The crime of aggression was included in the remit of the International Military Tribunals which sat in Nuremberg and Tokyo after the conclusion of World War 2. It met with strong criticism at the time concerning breach of the principle of legality (nullum crimen sine lege). In 1946, the United Nations endorsed the crime of aggression in customary law but the definition of the offence remained contentious.
When the International Criminal Court (ICC) was created , the crime was included in its statute but the statute also stipulated that the jurisdiction of the court would not be exercised until a generally accepted definition of the crime was adopted. The definition was finalised at Kampala in June 2010 - Watching the Law 4th September 2012 and the definition is to be found in the Court's statute - Article 8bis - Aggression .
The Court may exercise jurisdiction over the crime of aggression after 1 January 2017 provided that at least thirty States Parties have ratified the amendments and the ICC Assembly of States Parties has agreed to activate that jurisdiction. The 30th State Party to ratify was Palestine on 26th June 2016 - see ICC announcement HERE. The requirement for the ICC Assembly of States Parties to agree to activate the jurisdiction has not yet been achieved - see the article by Dapo Akande at EJIL: Talk! 26th June 2017
When the ICC jurisdiction relating to aggression commences it will not be applied retrospectively. This appears to rule out jurisdiction relating to any events before 26th June 2016 - the date of the 30th ratification.

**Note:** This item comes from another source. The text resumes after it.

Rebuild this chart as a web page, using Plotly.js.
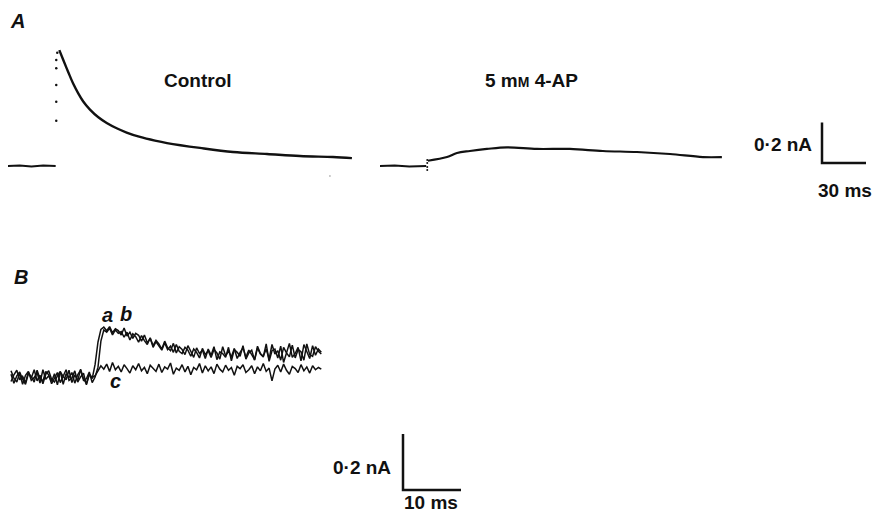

Attempts to recognise aggression as an offence in English law were rejected by the House of Lords. The decisions in R v Jones and others  UKHL 16 and R (Gentle) v The Prime Minister and others  UKHL 20 are crucial reading.
In his advice to the Cabinet (7th March 2003) Lord Goldsmith referred to the possibility of a prosecution for aggression. The advice stated that - "Aggression is a crime under customary international law which automatically forms part of domestic law."
The conclusion must be that no prosecution for aggression is possible either before the ICC or in the UK courts.
The Chilcot Report was the work of a committee of Privy Counsellors. It was not a court of law. The Report was issued on 6th July 2016 and avoided making any statement that the Iraq War was unlawful - Law and Lawyers July 2016 - though the report concluded that "the circumstances in which it was decided that there was a legal basis for UK military action were far from satisfactory." Chapter V of the Chilcot Report examined how legal advice from the Attorney General (Lord Goldsmith QC) was made available to the Cabinet.